- Stored data
####################

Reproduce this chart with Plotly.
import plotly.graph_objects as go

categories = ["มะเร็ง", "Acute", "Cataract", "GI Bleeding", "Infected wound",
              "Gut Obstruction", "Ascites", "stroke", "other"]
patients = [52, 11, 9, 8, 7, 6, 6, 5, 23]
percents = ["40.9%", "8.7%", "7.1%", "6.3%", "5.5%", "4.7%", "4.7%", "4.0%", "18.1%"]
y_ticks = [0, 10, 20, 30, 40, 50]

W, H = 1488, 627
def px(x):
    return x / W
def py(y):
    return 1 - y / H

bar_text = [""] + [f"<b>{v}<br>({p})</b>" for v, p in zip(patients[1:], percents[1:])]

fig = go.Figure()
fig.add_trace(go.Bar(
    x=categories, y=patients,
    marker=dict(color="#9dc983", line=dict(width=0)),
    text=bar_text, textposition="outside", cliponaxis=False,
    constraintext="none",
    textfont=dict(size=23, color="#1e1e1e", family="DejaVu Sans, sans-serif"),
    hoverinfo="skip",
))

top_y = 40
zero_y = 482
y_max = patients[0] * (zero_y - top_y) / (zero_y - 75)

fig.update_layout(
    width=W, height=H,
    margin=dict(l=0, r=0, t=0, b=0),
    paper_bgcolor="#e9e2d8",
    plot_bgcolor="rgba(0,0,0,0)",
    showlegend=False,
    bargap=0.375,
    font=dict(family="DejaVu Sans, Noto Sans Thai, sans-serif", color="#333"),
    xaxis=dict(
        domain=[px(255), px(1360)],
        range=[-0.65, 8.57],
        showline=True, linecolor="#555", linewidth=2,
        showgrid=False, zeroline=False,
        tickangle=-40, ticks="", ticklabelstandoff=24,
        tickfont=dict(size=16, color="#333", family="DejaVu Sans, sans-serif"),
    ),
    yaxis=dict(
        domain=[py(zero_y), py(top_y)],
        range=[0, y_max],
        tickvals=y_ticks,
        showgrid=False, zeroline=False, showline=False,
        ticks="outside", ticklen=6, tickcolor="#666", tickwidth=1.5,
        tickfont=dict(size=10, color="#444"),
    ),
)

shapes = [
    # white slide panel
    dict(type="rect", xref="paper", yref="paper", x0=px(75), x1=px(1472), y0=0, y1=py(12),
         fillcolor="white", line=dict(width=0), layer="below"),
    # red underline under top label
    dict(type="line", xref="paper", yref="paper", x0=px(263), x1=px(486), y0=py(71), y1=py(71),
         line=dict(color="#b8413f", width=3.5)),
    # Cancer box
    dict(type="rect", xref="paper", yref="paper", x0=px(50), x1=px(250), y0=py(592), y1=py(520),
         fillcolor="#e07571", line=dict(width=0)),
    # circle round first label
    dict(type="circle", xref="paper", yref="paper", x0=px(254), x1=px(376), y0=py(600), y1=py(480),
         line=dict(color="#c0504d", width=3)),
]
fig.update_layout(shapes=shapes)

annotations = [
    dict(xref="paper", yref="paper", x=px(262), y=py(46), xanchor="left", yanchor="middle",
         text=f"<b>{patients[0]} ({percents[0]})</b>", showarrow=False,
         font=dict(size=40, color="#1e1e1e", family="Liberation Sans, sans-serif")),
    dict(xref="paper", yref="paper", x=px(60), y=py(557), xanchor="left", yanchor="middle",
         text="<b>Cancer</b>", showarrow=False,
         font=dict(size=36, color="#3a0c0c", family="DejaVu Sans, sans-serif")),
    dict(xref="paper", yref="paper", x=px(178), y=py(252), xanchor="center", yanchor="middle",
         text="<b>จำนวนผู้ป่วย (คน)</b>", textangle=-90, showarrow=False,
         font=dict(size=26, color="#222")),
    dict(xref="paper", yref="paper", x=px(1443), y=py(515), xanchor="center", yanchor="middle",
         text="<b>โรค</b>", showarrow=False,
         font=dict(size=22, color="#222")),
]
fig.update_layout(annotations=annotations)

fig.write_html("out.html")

####################

Reproduce each line verbatim.

Reproduce this chart with Plotly.
import plotly.graph_objects as go

categories = ["มะเร็ง", "Acute", "Cataract", "GI Bleeding", "Infected wound",
              "Gut Obstruction", "Ascites", "stroke", "other"]
patients = [52, 11, 9, 8, 7, 6, 6, 5, 23]
percents = ["40.9%", "8.7%", "7.1%", "6.3%", "5.5%", "4.7%", "4.7%", "4.0%", "18.1%"]
y_ticks = [0, 10, 20, 30, 40, 50]

W, H = 1488, 627
def px(x):
    return x / W
def py(y):
    return 1 - y / H

bar_text = [""] + [f"<b>{v}<br>({p})</b>" for v, p in zip(patients[1:], percents[1:])]

fig = go.Figure()
fig.add_trace(go.Bar(
    x=categories, y=patients,
    marker=dict(color="#9dc983", line=dict(width=0)),
    text=bar_text, textposition="outside", cliponaxis=False,
    constraintext="none",
    textfont=dict(size=23, color="#1e1e1e", family="DejaVu Sans, sans-serif"),
    hoverinfo="skip",
))

top_y = 40
zero_y = 482
y_max = patients[0] * (zero_y - top_y) / (zero_y - 75)

fig.update_layout(
    width=W, height=H,
    margin=dict(l=0, r=0, t=0, b=0),
    paper_bgcolor="#e9e2d8",
    plot_bgcolor="rgba(0,0,0,0)",
    showlegend=False,
    bargap=0.375,
    font=dict(family="DejaVu Sans, Noto Sans Thai, sans-serif", color="#333"),
    xaxis=dict(
        domain=[px(255), px(1360)],
        range=[-0.65, 8.57],
        showline=True, linecolor="#555", linewidth=2,
        showgrid=False, zeroline=False,
        tickangle=-40, ticks="", ticklabelstandoff=24,
        tickfont=dict(size=16, color="#333", family="DejaVu Sans, sans-serif"),
    ),
    yaxis=dict(
        domain=[py(zero_y), py(top_y)],
        range=[0, y_max],
        tickvals=y_ticks,
        showgrid=False, zeroline=False, showline=False,
        ticks="outside", ticklen=6, tickcolor="#666", tickwidth=1.5,
        tickfont=dict(size=10, color="#444"),
    ),
)

shapes = [
    # white slide panel
    dict(type="rect", xref="paper", yref="paper", x0=px(75), x1=px(1472), y0=0, y1=py(12),
         fillcolor="white", line=dict(width=0), layer="below"),
    # red underline under top label
    dict(type="line", xref="paper", yref="paper", x0=px(263), x1=px(486), y0=py(71), y1=py(71),
         line=dict(color="#b8413f", width=3.5)),
    # Cancer box
    dict(type="rect", xref="paper", yref="paper", x0=px(50), x1=px(250), y0=py(592), y1=py(520),
         fillcolor="#e07571", line=dict(width=0)),
    # circle round first label
    dict(type="circle", xref="paper", yref="paper", x0=px(254), x1=px(376), y0=py(600), y1=py(480),
         line=dict(color="#c0504d", width=3)),
]
fig.update_layout(shapes=shapes)

annotations = [
    dict(xref="paper", yref="paper", x=px(262), y=py(46), xanchor="left", yanchor="middle",
         text=f"<b>{patients[0]} ({percents[0]})</b>", showarrow=False,
         font=dict(size=40, color="#1e1e1e", family="Liberation Sans, sans-serif")),
    dict(xref="paper", yref="paper", x=px(60), y=py(557), xanchor="left", yanchor="middle",
         text="<b>Cancer</b>", showarrow=False,
         font=dict(size=36, color="#3a0c0c", family="DejaVu Sans, sans-serif")),
    dict(xref="paper", yref="paper", x=px(178), y=py(252), xanchor="center", yanchor="middle",
         text="<b>จำนวนผู้ป่วย (คน)</b>", textangle=-90, showarrow=False,
         font=dict(size=26, color="#222")),
    dict(xref="paper", yref="paper", x=px(1443), y=py(515), xanchor="center", yanchor="middle",
         text="<b>โรค</b>", showarrow=False,
         font=dict(size=22, color="#222")),
]
fig.update_layout(annotations=annotations)

fig.write_html("out.html")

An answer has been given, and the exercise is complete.